Trustworthy Image Semantic Communication with GenAI: Explainablity, Controllability, and Efficiency
Xijun Wang, Dongshan Ye, Chenyuan Feng, Howard H. Yang, Xiang Chen, Tony Q. S. Quek
TL;DR
This work addresses the interpretability, operability, and compatibility gaps in image semantic communication by proposing a trustworthy ISC framework that decouples transmit and receive processes and leverages explainable semantics in the form of image semantic text and segmentation maps. The receiver employs GenAI based reconstruction and multitask processing guided by a semantic level multi rate transmission protocol, with a correlation driven feedback loop, a policy controller, and a shared vector database to adapt data transmission to task requirements. Experimental results on COCO show substantial improvements in image captioning quality, competitive or superior reconstruction fidelity, and significant transmission efficiency gains, including up to 90% data reduction in semantic transmission. The framework demonstrates strong potential for flexible, task-aware, and efficient ISC in future 6G scenarios, while outlining open issues such as device constraints, privacy, and personalized transmission for real-world deployment.
Abstract
Image semantic communication (ISC) has garnered significant attention for its potential to achieve high efficiency in visual content transmission.
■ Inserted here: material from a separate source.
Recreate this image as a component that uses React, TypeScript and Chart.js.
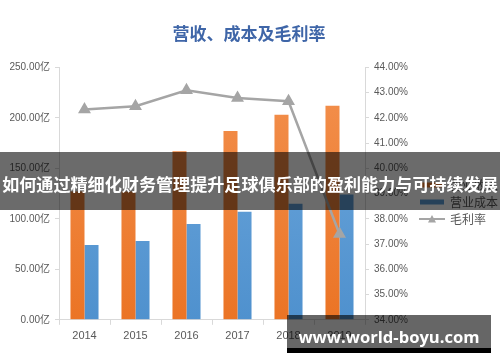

However, existing ISC systems based on joint source-channel coding face challenges in interpretability, operability, and compatibility. To address these limitations, we propose a novel trustworthy ISC framework. This approach leverages text extraction and segmentation mapping techniques to convert images into explainable semantics, while employing Generative Artificial Intelligence (GenAI) for multiple downstream inference tasks. We also introduce a multi-rate ISC transmission protocol that dynamically adapts to both the received explainable semantic content and specific task requirements at the receiver. Simulation results demonstrate that our framework achieves explainable learning, decoupled training, and compatible transmission in various application scenarios. Finally, some intriguing research directions and application scenarios are identified.